# Source material start
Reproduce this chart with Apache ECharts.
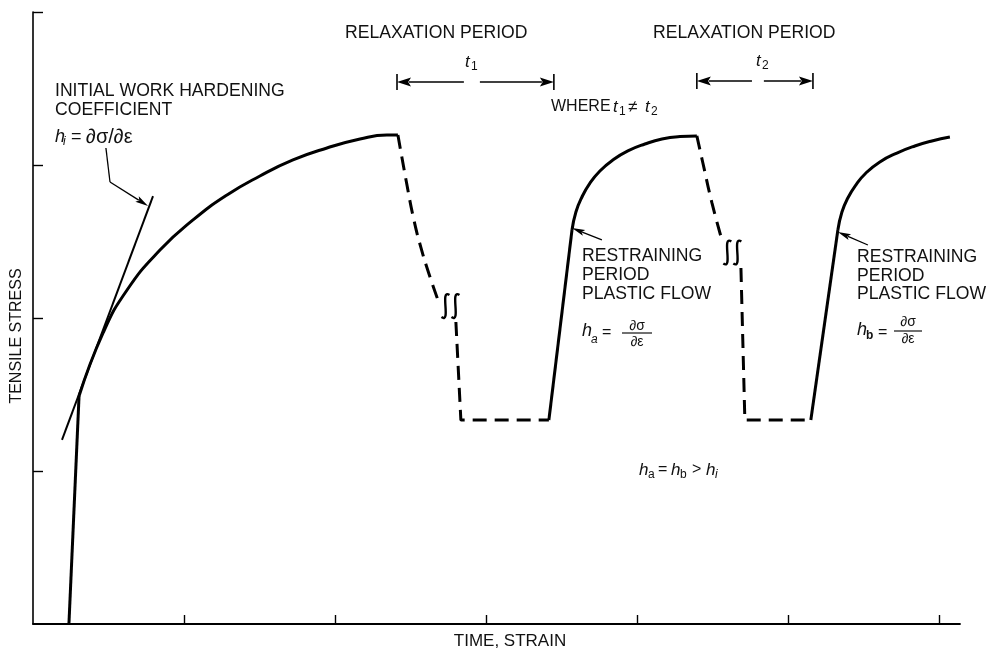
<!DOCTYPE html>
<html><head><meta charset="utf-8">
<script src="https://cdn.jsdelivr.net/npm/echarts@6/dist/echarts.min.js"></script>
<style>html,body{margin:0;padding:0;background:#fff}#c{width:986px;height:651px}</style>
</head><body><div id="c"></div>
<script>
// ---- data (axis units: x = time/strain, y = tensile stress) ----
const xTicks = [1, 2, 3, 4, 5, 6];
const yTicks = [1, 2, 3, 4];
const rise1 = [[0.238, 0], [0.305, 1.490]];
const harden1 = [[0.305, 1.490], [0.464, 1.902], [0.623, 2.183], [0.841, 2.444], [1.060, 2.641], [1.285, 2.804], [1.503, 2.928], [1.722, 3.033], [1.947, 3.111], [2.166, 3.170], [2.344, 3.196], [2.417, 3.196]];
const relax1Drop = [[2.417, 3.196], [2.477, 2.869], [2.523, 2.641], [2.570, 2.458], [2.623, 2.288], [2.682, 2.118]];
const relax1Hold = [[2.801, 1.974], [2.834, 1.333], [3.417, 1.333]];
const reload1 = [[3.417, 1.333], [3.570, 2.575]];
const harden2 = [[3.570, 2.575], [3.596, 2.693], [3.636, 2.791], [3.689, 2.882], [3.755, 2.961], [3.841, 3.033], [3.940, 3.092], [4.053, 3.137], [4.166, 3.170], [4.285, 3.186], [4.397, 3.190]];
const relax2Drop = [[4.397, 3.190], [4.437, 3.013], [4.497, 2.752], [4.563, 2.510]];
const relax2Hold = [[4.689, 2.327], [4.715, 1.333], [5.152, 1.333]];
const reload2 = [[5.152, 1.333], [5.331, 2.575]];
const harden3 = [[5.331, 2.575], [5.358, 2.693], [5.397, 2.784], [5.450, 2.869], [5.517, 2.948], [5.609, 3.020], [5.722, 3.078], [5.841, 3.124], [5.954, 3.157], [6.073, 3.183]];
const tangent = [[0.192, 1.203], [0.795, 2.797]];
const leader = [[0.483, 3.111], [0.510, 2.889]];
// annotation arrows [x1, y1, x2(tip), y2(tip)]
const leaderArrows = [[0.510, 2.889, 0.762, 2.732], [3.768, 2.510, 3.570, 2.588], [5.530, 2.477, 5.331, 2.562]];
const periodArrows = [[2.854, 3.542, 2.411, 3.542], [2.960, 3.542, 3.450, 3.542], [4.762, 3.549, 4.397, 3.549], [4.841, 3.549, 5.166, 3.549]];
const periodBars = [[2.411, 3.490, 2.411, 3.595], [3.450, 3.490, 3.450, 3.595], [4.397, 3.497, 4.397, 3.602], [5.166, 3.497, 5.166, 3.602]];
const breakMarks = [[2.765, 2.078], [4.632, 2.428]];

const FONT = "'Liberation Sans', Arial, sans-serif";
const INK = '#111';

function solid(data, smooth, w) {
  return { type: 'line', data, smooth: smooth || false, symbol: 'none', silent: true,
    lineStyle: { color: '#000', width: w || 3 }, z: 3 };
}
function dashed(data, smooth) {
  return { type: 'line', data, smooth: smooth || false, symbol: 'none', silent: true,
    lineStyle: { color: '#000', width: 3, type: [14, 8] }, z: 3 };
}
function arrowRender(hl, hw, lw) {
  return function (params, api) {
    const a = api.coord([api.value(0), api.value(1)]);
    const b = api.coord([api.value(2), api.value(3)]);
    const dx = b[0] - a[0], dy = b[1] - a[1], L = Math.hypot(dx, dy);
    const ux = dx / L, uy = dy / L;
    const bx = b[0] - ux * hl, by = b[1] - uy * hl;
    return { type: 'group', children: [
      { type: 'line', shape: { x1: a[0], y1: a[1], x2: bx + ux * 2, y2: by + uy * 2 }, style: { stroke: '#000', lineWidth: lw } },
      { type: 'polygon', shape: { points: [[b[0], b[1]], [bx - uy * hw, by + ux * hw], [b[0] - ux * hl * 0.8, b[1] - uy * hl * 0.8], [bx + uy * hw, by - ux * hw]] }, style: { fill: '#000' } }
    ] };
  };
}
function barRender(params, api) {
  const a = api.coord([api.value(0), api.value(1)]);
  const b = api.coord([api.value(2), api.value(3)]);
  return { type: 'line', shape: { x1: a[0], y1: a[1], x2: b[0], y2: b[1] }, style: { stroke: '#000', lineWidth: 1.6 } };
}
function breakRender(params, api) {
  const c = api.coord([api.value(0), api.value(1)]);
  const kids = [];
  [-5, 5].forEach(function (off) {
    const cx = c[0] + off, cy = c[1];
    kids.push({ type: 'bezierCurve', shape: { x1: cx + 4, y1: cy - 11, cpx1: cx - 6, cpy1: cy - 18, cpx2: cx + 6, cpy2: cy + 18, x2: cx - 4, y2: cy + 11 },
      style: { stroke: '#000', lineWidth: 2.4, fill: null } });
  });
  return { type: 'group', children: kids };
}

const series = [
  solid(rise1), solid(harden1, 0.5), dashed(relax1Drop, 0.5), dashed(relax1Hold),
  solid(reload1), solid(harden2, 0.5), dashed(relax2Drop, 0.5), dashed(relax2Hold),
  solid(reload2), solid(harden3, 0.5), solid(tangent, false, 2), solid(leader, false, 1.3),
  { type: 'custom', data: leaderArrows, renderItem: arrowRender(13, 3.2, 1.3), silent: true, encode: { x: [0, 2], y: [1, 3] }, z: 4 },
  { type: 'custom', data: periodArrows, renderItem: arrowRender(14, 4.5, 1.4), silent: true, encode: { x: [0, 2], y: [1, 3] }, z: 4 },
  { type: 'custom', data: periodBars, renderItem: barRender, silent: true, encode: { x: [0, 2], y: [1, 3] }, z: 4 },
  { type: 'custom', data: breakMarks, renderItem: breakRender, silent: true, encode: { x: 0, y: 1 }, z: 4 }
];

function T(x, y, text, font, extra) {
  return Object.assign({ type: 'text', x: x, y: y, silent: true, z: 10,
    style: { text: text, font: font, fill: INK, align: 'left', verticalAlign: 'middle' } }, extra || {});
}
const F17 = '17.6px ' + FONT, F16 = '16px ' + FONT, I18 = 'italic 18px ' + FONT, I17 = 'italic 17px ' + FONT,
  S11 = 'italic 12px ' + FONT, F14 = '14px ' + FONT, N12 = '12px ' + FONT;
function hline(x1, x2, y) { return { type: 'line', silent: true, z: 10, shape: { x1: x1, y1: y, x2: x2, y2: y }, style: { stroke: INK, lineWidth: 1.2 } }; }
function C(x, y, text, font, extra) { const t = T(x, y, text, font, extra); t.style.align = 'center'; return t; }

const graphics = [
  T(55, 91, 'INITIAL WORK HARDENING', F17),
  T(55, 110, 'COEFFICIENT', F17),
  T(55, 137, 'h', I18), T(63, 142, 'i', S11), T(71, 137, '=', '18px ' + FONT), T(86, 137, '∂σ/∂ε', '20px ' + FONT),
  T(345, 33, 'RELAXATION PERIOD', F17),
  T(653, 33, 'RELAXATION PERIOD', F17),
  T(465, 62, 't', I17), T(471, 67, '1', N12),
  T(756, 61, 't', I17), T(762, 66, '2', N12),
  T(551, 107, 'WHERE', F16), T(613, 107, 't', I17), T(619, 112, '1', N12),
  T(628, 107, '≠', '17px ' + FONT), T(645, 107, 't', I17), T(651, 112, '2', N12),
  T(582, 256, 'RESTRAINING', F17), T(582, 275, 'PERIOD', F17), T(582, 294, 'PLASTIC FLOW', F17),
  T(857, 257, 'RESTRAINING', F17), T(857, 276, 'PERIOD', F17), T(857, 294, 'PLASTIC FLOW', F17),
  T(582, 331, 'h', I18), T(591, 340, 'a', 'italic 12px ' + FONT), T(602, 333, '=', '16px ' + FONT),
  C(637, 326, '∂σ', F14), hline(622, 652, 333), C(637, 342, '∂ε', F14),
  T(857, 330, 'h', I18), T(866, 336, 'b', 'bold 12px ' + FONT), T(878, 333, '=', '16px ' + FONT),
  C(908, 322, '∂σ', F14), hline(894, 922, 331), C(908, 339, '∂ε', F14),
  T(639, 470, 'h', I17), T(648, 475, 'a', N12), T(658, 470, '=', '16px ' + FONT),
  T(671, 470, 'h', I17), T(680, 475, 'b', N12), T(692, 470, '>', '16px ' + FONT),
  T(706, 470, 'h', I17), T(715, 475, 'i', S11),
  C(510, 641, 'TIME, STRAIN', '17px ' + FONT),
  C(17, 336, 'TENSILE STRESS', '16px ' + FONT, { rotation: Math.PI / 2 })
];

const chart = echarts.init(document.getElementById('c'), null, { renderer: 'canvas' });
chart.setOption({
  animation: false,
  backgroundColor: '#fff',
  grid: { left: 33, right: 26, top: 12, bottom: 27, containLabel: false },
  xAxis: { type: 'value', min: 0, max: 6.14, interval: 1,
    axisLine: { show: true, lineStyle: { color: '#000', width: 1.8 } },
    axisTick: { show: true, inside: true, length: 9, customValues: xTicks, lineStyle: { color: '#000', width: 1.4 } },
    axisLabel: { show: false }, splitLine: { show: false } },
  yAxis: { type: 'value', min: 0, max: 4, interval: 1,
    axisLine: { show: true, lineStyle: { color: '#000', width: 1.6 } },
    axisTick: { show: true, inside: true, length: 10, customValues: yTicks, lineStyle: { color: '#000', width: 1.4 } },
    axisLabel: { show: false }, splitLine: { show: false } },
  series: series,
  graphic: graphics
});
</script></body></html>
# Source material end
• _Requirement_: Print, exactly as written, the lines above from the first one to the one containing "const INK = '#111';". Leave out pictures.

• _Response below_:
Reproduce this chart with Apache ECharts.
<!DOCTYPE html>
<html><head><meta charset="utf-8">
<script src="https://cdn.jsdelivr.net/npm/echarts@6/dist/echarts.min.js"></script>
<style>html,body{margin:0;padding:0;background:#fff}#c{width:986px;height:651px}</style>
</head><body><div id="c"></div>
<script>
// ---- data (axis units: x = time/strain, y = tensile stress) ----
const xTicks = [1, 2, 3, 4, 5, 6];
const yTicks = [1, 2, 3, 4];
const rise1 = [[0.238, 0], [0.305, 1.490]];
const harden1 = [[0.305, 1.490], [0.464, 1.902], [0.623, 2.183], [0.841, 2.444], [1.060, 2.641], [1.285, 2.804], [1.503, 2.928], [1.722, 3.033], [1.947, 3.111], [2.166, 3.170], [2.344, 3.196], [2.417, 3.196]];
const relax1Drop = [[2.417, 3.196], [2.477, 2.869], [2.523, 2.641], [2.570, 2.458], [2.623, 2.288], [2.682, 2.118]];
const relax1Hold = [[2.801, 1.974], [2.834, 1.333], [3.417, 1.333]];
const reload1 = [[3.417, 1.333], [3.570, 2.575]];
const harden2 = [[3.570, 2.575], [3.596, 2.693], [3.636, 2.791], [3.689, 2.882], [3.755, 2.961], [3.841, 3.033], [3.940, 3.092], [4.053, 3.137], [4.166, 3.170], [4.285, 3.186], [4.397, 3.190]];
const relax2Drop = [[4.397, 3.190], [4.437, 3.013], [4.497, 2.752], [4.563, 2.510]];
const relax2Hold = [[4.689, 2.327], [4.715, 1.333], [5.152, 1.333]];
const reload2 = [[5.152, 1.333], [5.331, 2.575]];
const harden3 = [[5.331, 2.575], [5.358, 2.693], [5.397, 2.784], [5.450, 2.869], [5.517, 2.948], [5.609, 3.020], [5.722, 3.078], [5.841, 3.124], [5.954, 3.157], [6.073, 3.183]];
const tangent = [[0.192, 1.203], [0.795, 2.797]];
const leader = [[0.483, 3.111], [0.510, 2.889]];
// annotation arrows [x1, y1, x2(tip), y2(tip)]
const leaderArrows = [[0.510, 2.889, 0.762, 2.732], [3.768, 2.510, 3.570, 2.588], [5.530, 2.477, 5.331, 2.562]];
const periodArrows = [[2.854, 3.542, 2.411, 3.542], [2.960, 3.542, 3.450, 3.542], [4.762, 3.549, 4.397, 3.549], [4.841, 3.549, 5.166, 3.549]];
const periodBars = [[2.411, 3.490, 2.411, 3.595], [3.450, 3.490, 3.450, 3.595], [4.397, 3.497, 4.397, 3.602], [5.166, 3.497, 5.166, 3.602]];
const breakMarks = [[2.765, 2.078], [4.632, 2.428]];

const FONT = "'Liberation Sans', Arial, sans-serif";
const INK = '#111';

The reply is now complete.